Minister told to ‘get a grip’ on home help cuts

Embattled Health Minister James Reilly needs to “get a grip” on the issue of home help cuts, Labour party chairman Colm Keaveney has warned.

Minister told to ‘get a grip’ on home help cuts

Coalition tensions over the issue burst into the open as 3,000 people took to the streets of Castlebar, the Taoiseach’s home turf, to express anger at the cuts.

Uproar has been sparked by HSE moves to slash €8m from the home care bill — with some vulnerable people only being told of their cut in service via an answerphone message.

Mr Keaveney said: “The Health Minister needs to get a grip on the situation.

“The new budget is going to be a great challenge in health, we need to ensure that frontline services are not affected.

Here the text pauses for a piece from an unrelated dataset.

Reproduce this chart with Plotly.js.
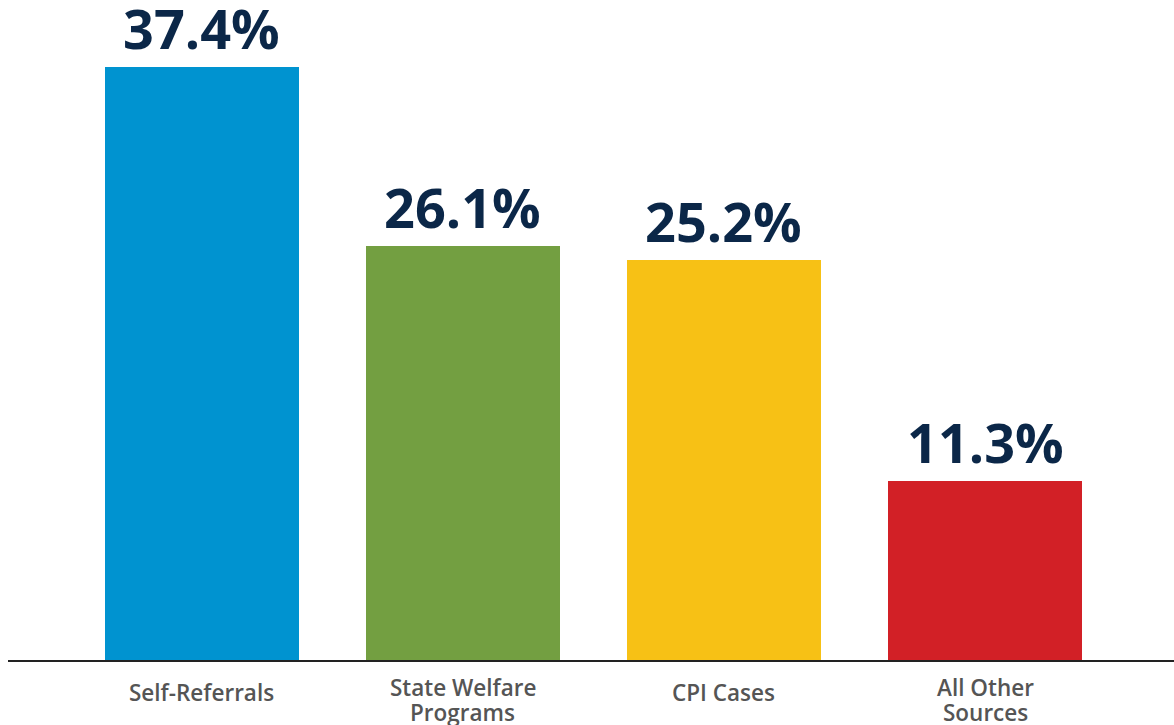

Mr Keaveney said the public would be more receptive to cuts if they started “seeing bankers go to jail”.

Another Labour TD said: “The home help issue caused a lot of anger at the parliamentary party meeting last week and it was made quite clear to Eamon Gilmore that we wanted action on this.”

Community groups from across the north west marched on Mr Kenny’s constituency office to show their disapproval that 500,000 hours have been cut from the home help service this year.

Campaigners warn that the move will not save the HSE money as it will force many elderly people into much more expensive institutional care.

With just over a week to go until the budget, Public Expenditure Reform Minister Brendan Howlin has insisted he will not cut pay for “the vast bulk” of public sector workers in the looming Croke Park 2 deal.

However, he said he is determined to slash an extra €1bn off the State pay bill by 2015.

Mr Howlin said public servants need to “work longer, and more cleverly and in different, smart ways”.

Mr Howlin is already seeking to cut public sector pay by €3.3bn through compulsory redundancies.

Mr Howlin steered clear of criticising Dr Reilly for the health department overspend which is set to hit €400m by year’s end.

It saw Mr Howlin announce an emergency health budget despite repeated assurances from Mr Kenny that such a move would not be necessary.

The minister said much of the problem stemmed from the creation of the HSE as a “huge health edifice” which needed major reform as it had “obscured financial management at ground level”.

The health minister’s job was to “drill down, to disaggregate all of that duplication so that every euro is spent in the area in which we expect it to be spent”, Mr Howlin told RTÉ.